Accomplice over Ally – Equity over Diversity
Parts 3 and 4 in Chapter IV cover some interesting clarifications on terms and the roles played in Western Yoga communities. The levels of being an ally to an accomplice and knowing how equity is different from just diversity are important distinctions to make as we reflect on how we show up or act in our society and community.
For many of us, the role of “ally” is comfortable and doable. We can see places where we might support or speak up to create change in society and community with our votes or the places we shop. Taking the next step of putting ourselves into new and more active roles as an accomplice is a whole other story. I know for myself, my time and energy can be easily focused on “my space” and “my life”, but what is “my life” without the community that surrounds me? Centering myself as merely an ally, without having to actively work to disrupt the imbalance in social structures that I know allow me to continue to thrive and others not to thrive, keeps me at a comfortable arms length.
Being in the Iyengar Yoga lineage and tradition can in a way make us feel we have automatic accomplice status, at least within the yoga world. We follow many of the decolonization keys listed by Susanna Barkataki on pages 130-131 in Embrace Yoga’s Roots. Our dues to our national organization partly go back to the institute in India, we uplift our Indian teachers and emphasize the roots and traditions of the practice of yoga. We hang photos of the Iyengar family in our studios and start each class with the Invocation to Patanjali. We do not play music in class and treat the practice as a full subject to learn and commit to over a long period of time, not just something you “do” as a daily workout. Iyengar Yoga spaces can actually feel foreign to Western Yoga practitioners because of these things. However, this doesn’t automatically mean we are a more diverse and equitable space. In every yoga space, we might easily fall into “spiritual bypassing”, or just the deluded assumption that just because we practice yoga that we are “yogis”, perfect in all our Yamas and Niyamas.
Yoga is a practice. Period. And not just one of the physical body of asana. To practice truth and nonviolence, to practice moderation and self-study, to practice non-greed and cleanliness takes reflection on how we are in the world and our community. Do we use more than we need when others don’t have resources at all? Do we covet more than is necessary when others don’t have basic securities? What am I benefitting from that others don’t even have access to? These are difficult questions, but they must be asked.
Ultimately, as we look at our place in the world, we have to start realizing that like being an accomplice over just an ally, finding equity means more than diversity or equality. The image I chose for this blog has been one I find VERY helpful. Accessibility is not an equal measure. We have to look at any one person or group and know that their support and/or needs are different. Our baselines are not the same and our ability to create equity must be a work of knowledge, reflection, togetherness and collaboration.
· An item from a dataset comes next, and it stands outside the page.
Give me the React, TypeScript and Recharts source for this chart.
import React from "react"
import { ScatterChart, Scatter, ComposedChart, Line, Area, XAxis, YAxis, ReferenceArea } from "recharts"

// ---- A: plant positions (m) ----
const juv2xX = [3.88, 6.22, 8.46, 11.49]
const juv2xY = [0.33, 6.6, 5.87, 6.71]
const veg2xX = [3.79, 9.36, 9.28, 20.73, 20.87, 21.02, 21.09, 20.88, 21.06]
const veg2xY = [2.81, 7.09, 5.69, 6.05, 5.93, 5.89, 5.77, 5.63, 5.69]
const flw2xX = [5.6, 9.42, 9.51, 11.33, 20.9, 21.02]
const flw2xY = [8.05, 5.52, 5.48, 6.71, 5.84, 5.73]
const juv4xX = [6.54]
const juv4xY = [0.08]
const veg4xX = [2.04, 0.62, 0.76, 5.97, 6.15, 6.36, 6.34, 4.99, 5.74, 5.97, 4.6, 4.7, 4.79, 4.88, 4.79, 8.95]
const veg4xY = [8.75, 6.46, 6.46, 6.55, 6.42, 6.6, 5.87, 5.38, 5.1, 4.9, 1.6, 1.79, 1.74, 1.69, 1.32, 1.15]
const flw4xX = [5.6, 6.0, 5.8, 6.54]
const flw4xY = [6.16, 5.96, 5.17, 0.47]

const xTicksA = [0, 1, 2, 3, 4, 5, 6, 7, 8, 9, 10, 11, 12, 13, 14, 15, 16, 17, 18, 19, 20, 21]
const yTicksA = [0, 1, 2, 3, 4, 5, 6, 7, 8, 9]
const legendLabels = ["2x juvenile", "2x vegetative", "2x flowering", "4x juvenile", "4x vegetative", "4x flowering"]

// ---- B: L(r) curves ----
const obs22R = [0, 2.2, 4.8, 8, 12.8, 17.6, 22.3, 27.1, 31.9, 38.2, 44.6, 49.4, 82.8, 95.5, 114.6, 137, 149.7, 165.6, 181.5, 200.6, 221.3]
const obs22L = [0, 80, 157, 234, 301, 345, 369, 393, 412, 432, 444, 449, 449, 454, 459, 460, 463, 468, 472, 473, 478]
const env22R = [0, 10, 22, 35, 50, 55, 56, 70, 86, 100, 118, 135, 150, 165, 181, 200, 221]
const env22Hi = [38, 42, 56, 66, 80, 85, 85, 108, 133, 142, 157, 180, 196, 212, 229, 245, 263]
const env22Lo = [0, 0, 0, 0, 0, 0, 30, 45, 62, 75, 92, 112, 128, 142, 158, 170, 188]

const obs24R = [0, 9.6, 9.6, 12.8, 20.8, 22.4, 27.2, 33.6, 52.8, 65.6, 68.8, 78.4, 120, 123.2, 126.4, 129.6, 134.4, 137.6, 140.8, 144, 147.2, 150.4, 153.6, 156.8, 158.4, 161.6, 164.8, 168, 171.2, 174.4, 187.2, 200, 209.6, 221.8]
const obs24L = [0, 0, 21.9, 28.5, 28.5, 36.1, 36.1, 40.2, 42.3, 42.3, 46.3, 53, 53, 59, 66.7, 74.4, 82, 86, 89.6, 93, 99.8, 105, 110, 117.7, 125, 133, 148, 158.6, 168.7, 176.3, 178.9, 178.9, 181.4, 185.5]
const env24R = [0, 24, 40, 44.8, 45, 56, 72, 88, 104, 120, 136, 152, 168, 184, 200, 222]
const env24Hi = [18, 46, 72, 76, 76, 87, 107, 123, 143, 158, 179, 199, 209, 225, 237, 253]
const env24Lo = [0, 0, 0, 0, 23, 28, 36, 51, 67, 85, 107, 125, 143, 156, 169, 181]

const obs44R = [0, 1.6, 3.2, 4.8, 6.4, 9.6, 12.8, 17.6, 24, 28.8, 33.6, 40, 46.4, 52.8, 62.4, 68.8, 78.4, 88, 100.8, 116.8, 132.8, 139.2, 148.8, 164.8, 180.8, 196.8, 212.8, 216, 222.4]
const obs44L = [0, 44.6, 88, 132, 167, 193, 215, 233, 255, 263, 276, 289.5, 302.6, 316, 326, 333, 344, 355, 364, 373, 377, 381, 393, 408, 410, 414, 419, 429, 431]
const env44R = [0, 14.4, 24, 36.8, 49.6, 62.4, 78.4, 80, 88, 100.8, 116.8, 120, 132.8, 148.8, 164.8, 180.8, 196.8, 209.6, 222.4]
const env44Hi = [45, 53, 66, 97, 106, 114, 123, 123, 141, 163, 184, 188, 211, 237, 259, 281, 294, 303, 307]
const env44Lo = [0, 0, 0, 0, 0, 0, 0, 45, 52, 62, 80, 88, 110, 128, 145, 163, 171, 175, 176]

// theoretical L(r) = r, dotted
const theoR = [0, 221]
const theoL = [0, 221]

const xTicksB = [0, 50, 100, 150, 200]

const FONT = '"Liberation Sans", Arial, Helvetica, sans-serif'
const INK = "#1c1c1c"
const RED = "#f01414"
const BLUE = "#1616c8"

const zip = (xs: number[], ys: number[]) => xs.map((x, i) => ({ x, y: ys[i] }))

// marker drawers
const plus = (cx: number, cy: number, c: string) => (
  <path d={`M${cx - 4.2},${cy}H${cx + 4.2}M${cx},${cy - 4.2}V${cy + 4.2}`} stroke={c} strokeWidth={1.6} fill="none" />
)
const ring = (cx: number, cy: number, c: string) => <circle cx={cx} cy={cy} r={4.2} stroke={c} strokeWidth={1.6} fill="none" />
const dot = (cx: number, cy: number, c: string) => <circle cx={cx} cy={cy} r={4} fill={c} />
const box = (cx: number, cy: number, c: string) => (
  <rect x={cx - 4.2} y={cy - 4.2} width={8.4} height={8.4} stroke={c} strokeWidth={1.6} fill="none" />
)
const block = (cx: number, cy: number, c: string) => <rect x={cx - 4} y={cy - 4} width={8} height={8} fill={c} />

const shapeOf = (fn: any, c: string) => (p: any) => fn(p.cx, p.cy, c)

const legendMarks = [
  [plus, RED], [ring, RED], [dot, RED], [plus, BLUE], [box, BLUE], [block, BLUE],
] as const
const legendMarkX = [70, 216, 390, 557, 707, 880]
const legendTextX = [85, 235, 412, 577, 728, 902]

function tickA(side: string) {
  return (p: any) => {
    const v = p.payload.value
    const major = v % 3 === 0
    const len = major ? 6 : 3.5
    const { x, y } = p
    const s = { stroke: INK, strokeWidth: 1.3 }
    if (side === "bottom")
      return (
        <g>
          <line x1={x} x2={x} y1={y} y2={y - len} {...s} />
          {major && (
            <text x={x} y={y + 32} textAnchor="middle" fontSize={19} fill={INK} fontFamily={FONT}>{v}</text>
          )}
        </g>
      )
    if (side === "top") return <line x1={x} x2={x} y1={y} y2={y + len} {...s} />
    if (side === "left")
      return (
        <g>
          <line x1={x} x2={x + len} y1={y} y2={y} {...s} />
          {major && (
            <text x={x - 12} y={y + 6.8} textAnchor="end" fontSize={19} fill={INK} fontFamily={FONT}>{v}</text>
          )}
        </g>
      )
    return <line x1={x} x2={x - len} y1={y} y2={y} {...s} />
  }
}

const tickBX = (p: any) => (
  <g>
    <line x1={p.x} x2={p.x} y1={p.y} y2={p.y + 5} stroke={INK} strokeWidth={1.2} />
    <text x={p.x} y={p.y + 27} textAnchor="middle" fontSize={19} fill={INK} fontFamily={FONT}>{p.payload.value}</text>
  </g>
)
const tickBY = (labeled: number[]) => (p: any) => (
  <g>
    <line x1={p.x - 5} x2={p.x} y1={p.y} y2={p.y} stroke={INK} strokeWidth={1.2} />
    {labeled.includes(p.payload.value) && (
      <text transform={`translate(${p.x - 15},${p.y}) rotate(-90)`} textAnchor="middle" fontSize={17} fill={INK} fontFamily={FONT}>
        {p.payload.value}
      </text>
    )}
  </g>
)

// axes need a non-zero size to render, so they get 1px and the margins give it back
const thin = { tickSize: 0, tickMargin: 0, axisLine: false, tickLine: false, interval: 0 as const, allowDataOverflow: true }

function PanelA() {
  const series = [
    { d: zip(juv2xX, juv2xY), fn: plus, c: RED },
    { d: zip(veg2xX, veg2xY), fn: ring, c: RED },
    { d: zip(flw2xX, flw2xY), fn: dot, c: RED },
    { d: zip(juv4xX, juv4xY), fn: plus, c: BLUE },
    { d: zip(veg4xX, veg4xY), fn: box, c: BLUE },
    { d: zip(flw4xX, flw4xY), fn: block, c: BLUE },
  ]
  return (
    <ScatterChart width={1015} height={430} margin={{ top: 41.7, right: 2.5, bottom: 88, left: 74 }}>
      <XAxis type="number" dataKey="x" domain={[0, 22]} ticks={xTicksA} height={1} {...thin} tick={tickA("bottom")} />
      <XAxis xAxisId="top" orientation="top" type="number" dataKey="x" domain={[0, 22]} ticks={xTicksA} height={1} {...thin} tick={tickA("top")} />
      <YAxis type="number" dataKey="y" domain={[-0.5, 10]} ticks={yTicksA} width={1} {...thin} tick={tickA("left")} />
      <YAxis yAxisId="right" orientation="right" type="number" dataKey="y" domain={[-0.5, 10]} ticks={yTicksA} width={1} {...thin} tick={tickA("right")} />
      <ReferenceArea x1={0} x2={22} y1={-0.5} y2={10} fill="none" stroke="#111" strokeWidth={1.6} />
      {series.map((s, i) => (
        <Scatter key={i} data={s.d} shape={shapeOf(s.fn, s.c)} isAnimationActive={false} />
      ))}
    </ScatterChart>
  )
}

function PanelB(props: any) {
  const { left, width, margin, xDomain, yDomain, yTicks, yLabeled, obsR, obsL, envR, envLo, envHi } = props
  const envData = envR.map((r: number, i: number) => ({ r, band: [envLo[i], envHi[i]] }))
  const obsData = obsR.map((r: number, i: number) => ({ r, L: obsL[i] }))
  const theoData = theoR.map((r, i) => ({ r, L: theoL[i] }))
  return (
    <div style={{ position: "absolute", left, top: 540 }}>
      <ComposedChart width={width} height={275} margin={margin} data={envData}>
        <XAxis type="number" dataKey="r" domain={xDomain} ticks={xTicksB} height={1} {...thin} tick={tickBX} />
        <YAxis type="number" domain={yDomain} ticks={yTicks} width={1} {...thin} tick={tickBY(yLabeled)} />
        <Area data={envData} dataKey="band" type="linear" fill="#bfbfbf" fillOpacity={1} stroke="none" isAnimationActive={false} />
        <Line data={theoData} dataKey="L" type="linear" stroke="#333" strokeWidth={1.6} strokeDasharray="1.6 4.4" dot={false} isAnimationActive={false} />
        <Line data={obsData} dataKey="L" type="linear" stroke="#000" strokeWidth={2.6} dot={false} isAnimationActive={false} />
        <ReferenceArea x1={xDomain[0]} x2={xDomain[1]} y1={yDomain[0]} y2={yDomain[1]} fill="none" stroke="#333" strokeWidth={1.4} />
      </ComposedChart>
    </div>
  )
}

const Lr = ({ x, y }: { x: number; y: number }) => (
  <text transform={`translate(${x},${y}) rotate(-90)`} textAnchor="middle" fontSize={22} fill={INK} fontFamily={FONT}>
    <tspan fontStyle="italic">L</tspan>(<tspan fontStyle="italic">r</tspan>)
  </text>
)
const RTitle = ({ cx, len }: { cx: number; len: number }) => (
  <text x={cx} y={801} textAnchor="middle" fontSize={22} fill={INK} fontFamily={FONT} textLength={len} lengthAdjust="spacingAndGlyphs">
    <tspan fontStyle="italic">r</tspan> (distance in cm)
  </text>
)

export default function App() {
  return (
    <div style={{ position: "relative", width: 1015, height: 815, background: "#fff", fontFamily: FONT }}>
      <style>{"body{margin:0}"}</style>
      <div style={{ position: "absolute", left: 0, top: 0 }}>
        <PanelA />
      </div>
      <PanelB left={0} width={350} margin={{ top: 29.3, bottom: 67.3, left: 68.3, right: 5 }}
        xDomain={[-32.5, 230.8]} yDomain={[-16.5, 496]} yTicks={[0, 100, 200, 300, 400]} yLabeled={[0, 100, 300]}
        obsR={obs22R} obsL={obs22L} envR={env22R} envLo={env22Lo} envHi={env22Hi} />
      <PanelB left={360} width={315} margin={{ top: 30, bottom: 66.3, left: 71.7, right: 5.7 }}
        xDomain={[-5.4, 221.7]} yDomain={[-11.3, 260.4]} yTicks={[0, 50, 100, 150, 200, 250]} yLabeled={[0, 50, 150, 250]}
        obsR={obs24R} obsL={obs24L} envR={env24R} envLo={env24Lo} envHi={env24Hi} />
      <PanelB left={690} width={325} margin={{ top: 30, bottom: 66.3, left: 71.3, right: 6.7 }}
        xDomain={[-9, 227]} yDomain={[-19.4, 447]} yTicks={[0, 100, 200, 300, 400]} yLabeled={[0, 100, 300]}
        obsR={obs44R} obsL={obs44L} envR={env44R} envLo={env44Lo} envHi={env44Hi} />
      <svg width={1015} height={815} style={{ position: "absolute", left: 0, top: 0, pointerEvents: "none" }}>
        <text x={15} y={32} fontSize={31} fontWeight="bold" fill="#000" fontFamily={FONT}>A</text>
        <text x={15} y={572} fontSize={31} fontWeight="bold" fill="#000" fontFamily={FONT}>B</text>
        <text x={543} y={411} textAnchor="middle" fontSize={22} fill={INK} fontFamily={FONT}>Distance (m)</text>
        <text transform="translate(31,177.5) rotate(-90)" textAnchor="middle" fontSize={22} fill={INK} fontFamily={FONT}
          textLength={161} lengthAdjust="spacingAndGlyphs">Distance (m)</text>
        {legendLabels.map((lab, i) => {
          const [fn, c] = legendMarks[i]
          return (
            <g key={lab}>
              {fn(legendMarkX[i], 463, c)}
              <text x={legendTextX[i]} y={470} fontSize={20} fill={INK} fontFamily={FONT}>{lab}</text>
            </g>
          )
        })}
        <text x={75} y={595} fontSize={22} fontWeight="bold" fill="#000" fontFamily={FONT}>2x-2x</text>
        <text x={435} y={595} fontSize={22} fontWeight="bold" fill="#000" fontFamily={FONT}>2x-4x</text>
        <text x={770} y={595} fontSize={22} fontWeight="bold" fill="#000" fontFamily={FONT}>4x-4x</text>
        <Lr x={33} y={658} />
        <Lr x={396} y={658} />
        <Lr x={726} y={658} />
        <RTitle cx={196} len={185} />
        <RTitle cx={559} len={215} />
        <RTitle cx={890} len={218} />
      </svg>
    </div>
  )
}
Iyengar Yoga can be seen as taking an equitable approach to yog-asana, but still here in the US we can absolutely fall toward a Western centered lens. BKS Iyengar formulated the use of props along with multiple approaches to asanas as he observed more and more bodies from more and more countries and communities over his lifetime of practice. To come to what we would call a “unified presentation” with any posture, a Certified Iyengar Yoga teacher is trained to teach any body walking through the studio door. To maintain even a “basic” Trikonasana (triangle pose) long enough to engage the mental and emotional aspects of the holistic yoga practice, bricks or a trestle or a wall may be used for varying issues and needs. Everyone is able in the eyes of the Iyengars, and the variety of postures and approaches are for the variety of abilities and possibilities in practitioners. Yet, teachers and practitioners here in the West can easily have preference for the demonstration of those able to present a pose. Or, have a conquest-centered mind that because a physical pose merely exists it must be done. I have found it interesting to compare that more often than not, with an Iyengar teaching, the one in the class being pulled up on stage or into the limelight is the one who sometimes needs the most help or support. For them, the full experience of the essence of a pose is the real practice of asana, and any “ideal” of a posture has evolved and changed over time the more that is learned. This evolution of the practice and method can be seen in the many texts from the Iyengar Institute in India.
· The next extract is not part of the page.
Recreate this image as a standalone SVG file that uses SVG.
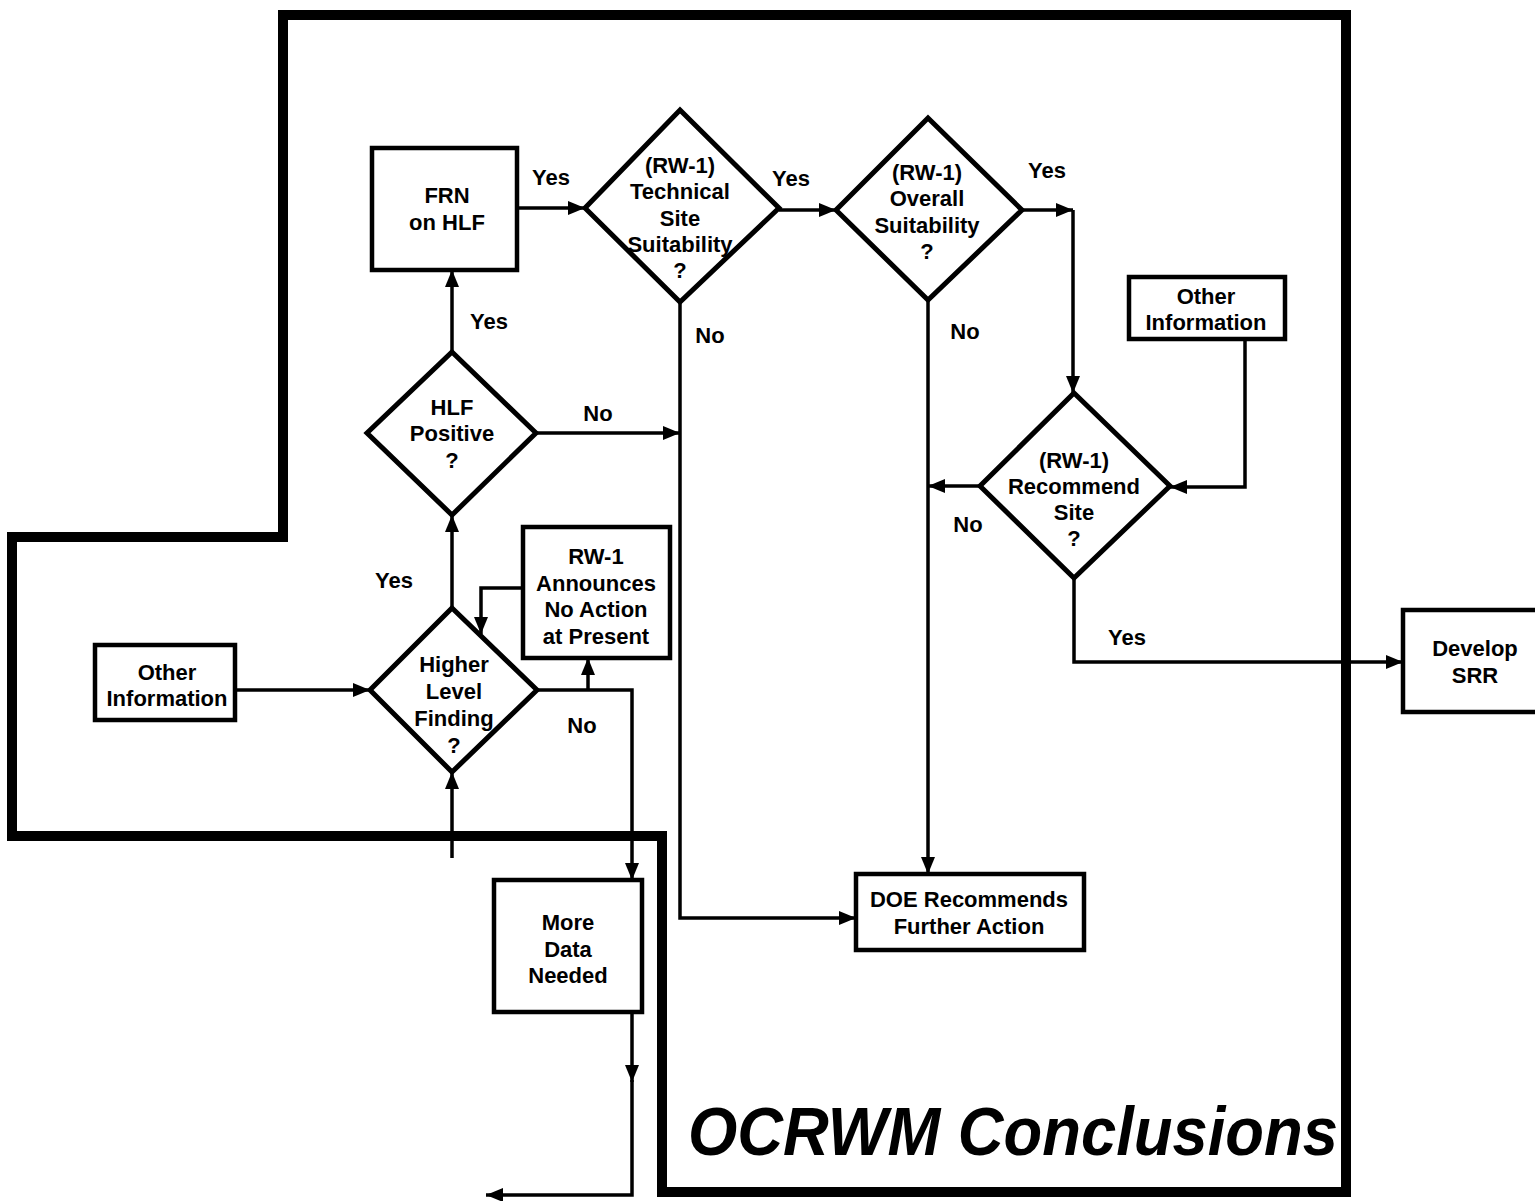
<svg xmlns="http://www.w3.org/2000/svg" width="1535" height="1201" viewBox="0 0 1535 1201">
<style>
.box{fill:#fff;stroke:#000;stroke-width:4.5}
.dia{fill:#fff;stroke:#000;stroke-width:5;stroke-linejoin:miter}
.t{font-family:"Liberation Sans",Arial,sans-serif;font-weight:bold;font-size:22px;fill:#000;text-anchor:middle}
.lbl{font-family:"Liberation Sans",Arial,sans-serif;font-weight:bold;font-size:22px;fill:#000;text-anchor:middle}
.c{fill:none;stroke:#000;stroke-width:3.5}
.title{font-family:"Liberation Sans",Arial,sans-serif;font-weight:bold;font-style:italic;font-size:68px;fill:#000}
</style>
<defs>
<marker id="a" markerUnits="userSpaceOnUse" markerWidth="17" markerHeight="14" refX="17" refY="7" orient="auto">
<path d="M0,0 L17,7 L0,14 z" fill="#000"/>
</marker>
</defs>
<rect width="1535" height="1201" fill="#fff"/>
<g id="boundary">
<polygon points="283,15 1346,15 1346,1192 662,1192 662,836 12,836 12,537 283,537" fill="none" stroke="#000" stroke-width="10"/>
</g>
<g id="connectors">
<path class="c" d="M517,208 L585,208" marker-end="url(#a)"/>
<path class="c" d="M779,210 L836,210" marker-end="url(#a)"/>
<path class="c" d="M1022,210 L1073,210" marker-end="url(#a)"/>
<path class="c" d="M1073,210 L1073,393" marker-end="url(#a)"/>
<path class="c" d="M680,302 L680,918 L856,918" marker-end="url(#a)"/>
<path class="c" d="M536,433 L680,433" marker-end="url(#a)"/>
<path class="c" d="M452,352 L452,270" marker-end="url(#a)"/>
<path class="c" d="M928,300 L928,874" marker-end="url(#a)"/>
<path class="c" d="M980,486 L928,486" marker-end="url(#a)"/>
<path class="c" d="M1245,339 L1245,487 L1170,487" marker-end="url(#a)"/>
<path class="c" d="M1074,578 L1074,662 L1403,662" marker-end="url(#a)"/>
<path class="c" d="M452,608 L452,515" marker-end="url(#a)"/>
<path class="c" d="M235,690 L370,690" marker-end="url(#a)"/>
<path class="c" d="M523,588 L481,588 L481,634" marker-end="url(#a)"/>
<path class="c" d="M537,690 L632,690 L632,880" marker-end="url(#a)"/>
<path class="c" d="M588,690 L588,658" marker-end="url(#a)"/>
<path class="c" d="M452,858 L452,772" marker-end="url(#a)"/>
<path class="c" d="M632,1012 L632,1082" marker-end="url(#a)"/>
<path class="c" d="M632,1080 L632,1195 L486,1195" marker-end="url(#a)"/>
</g>
<g id="labels">
<text class="lbl" x="551" y="185">Yes</text>
<text class="lbl" x="791" y="186">Yes</text>
<text class="lbl" x="1047" y="178">Yes</text>
<text class="lbl" x="710" y="343">No</text>
<text class="lbl" x="965" y="339">No</text>
<text class="lbl" x="598" y="421">No</text>
<text class="lbl" x="489" y="329">Yes</text>
<text class="lbl" x="968" y="532">No</text>
<text class="lbl" x="1127" y="645">Yes</text>
<text class="lbl" x="394" y="588">Yes</text>
<text class="lbl" x="582" y="733">No</text>
</g>
<g id="frn">
<rect class="box" x="372" y="148" width="145" height="122"/>
<text class="t" x="447" y="203">FRN</text>
<text class="t" x="447" y="230">on HLF</text>
</g>
<g id="technical">
<polygon class="dia" points="680,110 779,208 680,302 585,208"/>
<text class="t" x="680" y="173">(RW-1)</text>
<text class="t" x="680" y="199">Technical</text>
<text class="t" x="680" y="226">Site</text>
<text class="t" x="680" y="252">Suitability</text>
<text class="t" x="680" y="278">?</text>
</g>
<g id="overall">
<polygon class="dia" points="928,118 1022,210 928,300 836,210"/>
<text class="t" x="927" y="180">(RW-1)</text>
<text class="t" x="927" y="206">Overall</text>
<text class="t" x="927" y="233">Suitability</text>
<text class="t" x="927" y="259">?</text>
</g>
<g id="hlf">
<polygon class="dia" points="452,352 536,433 452,515 367,433"/>
<text class="t" x="452" y="415">HLF</text>
<text class="t" x="452" y="441">Positive</text>
<text class="t" x="452" y="468">?</text>
</g>
<g id="higher">
<polygon class="dia" points="452,608 537,690 452,772 370,690"/>
<text class="t" x="454" y="672">Higher</text>
<text class="t" x="454" y="699">Level</text>
<text class="t" x="454" y="726">Finding</text>
<text class="t" x="454" y="753">?</text>
</g>
<g id="other-left">
<rect class="box" x="95" y="645" width="140" height="75"/>
<text class="t" x="167" y="680">Other</text>
<text class="t" x="167" y="706">Information</text>
</g>
<g id="rw1-announces">
<rect class="box" x="523" y="527" width="147" height="131"/>
<text class="t" x="596" y="564">RW-1</text>
<text class="t" x="596" y="591">Announces</text>
<text class="t" x="596" y="617">No Action</text>
<text class="t" x="596" y="644">at Present</text>
</g>
<g id="other-right">
<rect class="box" x="1129" y="277" width="156" height="62"/>
<text class="t" x="1206" y="304">Other</text>
<text class="t" x="1206" y="330">Information</text>
</g>
<g id="recommend">
<polygon class="dia" points="1074,393 1170,486 1074,578 980,486"/>
<text class="t" x="1074" y="468">(RW-1)</text>
<text class="t" x="1074" y="494">Recommend</text>
<text class="t" x="1074" y="520">Site</text>
<text class="t" x="1074" y="546">?</text>
</g>
<g id="doe">
<rect class="box" x="856" y="874" width="228" height="76"/>
<text class="t" x="969" y="907">DOE Recommends</text>
<text class="t" x="969" y="934">Further Action</text>
</g>
<g id="more-data">
<rect class="box" x="494" y="880" width="148" height="132"/>
<text class="t" x="568" y="930">More</text>
<text class="t" x="568" y="957">Data</text>
<text class="t" x="568" y="983">Needed</text>
</g>
<g id="develop-srr">
<rect class="box" x="1403" y="610" width="145" height="102"/>
<text class="t" x="1475" y="656">Develop</text>
<text class="t" x="1475" y="683">SRR</text>
</g>
<g id="title">
<text class="title" x="688" y="1155" textLength="650" lengthAdjust="spacingAndGlyphs">OCRWM Conclusions</text>
</g>
</svg>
The constant play between Eastern Iyengar Yoga and Western Iyengar Yoga for me is an interesting study and is more clear in reading this book. We cannot assume that because we have these traditional roots in India that we are immune to the social reality of Western Yoga. Our community does reflect much of what Susanna Barkataki mentions in this book because we live and practice in the West. And, to the urging of Abhijata at our most recent Convention, if we want Iyengar Yoga to continue, we have to find ways to open ourselves up to more community and co-creation, collaboration as practitioners and as people. We have the tools and the practice to “Embrace Yoga’s Roots” AND share the subject in a more equitable way in Western society.